According to the NYT, the uncertain President Obama was swayed on Libya at the last moment when Hillary Clinton shifted her view.
I think everyone knows that Bill Clinton publically supported intervention in Libya about a week ago. An unusual move for an exPresident and something Clinton has specifically avoided for more than a decade. Bill Clinton and many Clintonites in today’s White House still regret not having intervened in Rwanda.
In an interesting movie called “The Special Relationship”, President Clinton and Tony Blair are seen planning the progressive takeover of western politics for a generation. Finally conservatives have been driven from the Executive and progressives have their mandate.
Blair pushes Clinton to intervene in Bosnia and Clinton says no – not unless the UN, EU, NATO and Russia request it, which was impossibility. TV coverage finally exposes mass graves in Bosnia and a disgusted Clinton is moved.
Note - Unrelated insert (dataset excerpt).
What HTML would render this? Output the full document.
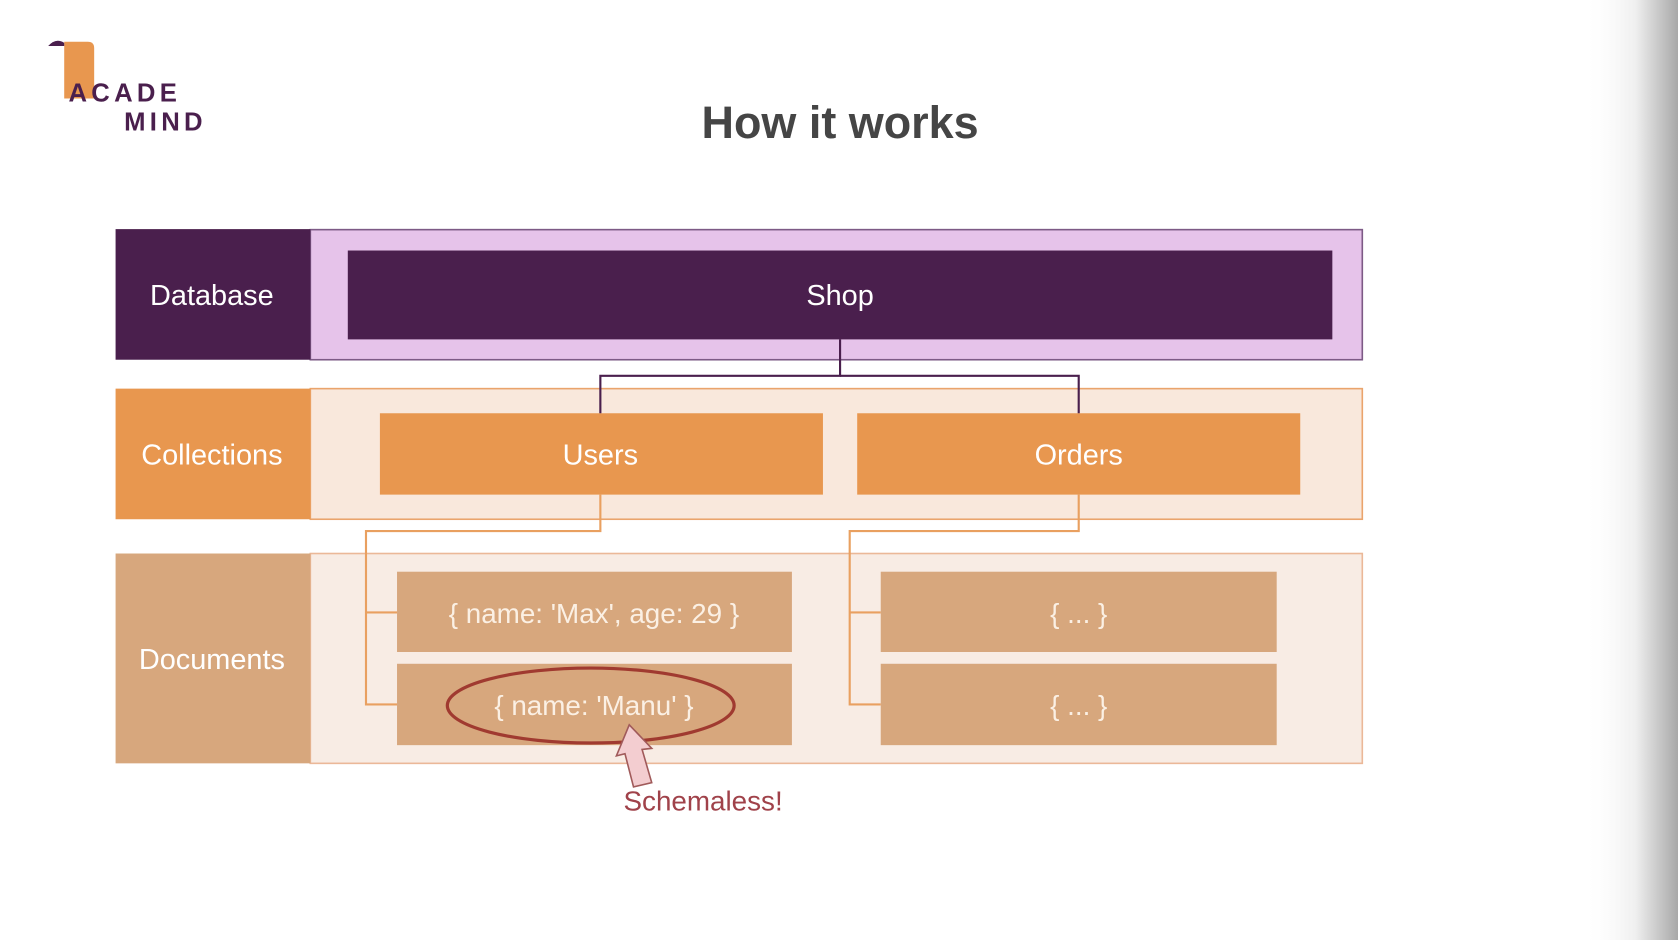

He calls his wife – the two are shown as partners in government – and Hillary tells him intervention is the right thing to do.
Tony Blair tells Parliament, to universal cheers, that never again will military intervention in a sovereign nation for the prevention of genocide be questioned.
So back to this White House and the internal debate about Libya. The NYT says that insiders witnessed a long and divided debate. Obama was swayed when Hillary changed her mind and joined Samantha Power, a senior aide at the National Security Council, and Susan Rice, Mr. Obama’s ambassador to the United Nations, in pressing for action. On the other side were Secretary of Defense Robert M. Gates, the national security adviser, Thomas E. Donilon, and the counterterrorism chief, John O. Brennan; they urged caution.
Obama Takes Hard Line with Libya after Shift by Clinton by Helene Cooper and Steven Lee Myers NYT, March 18, 2011
It’s note worthy also that the Clinton/Gates break is unusual, that Rice was an Africa adviser when we failed to intervene in Rwanda and Power is a human rights advocate who currently works for Donilon who advised caution.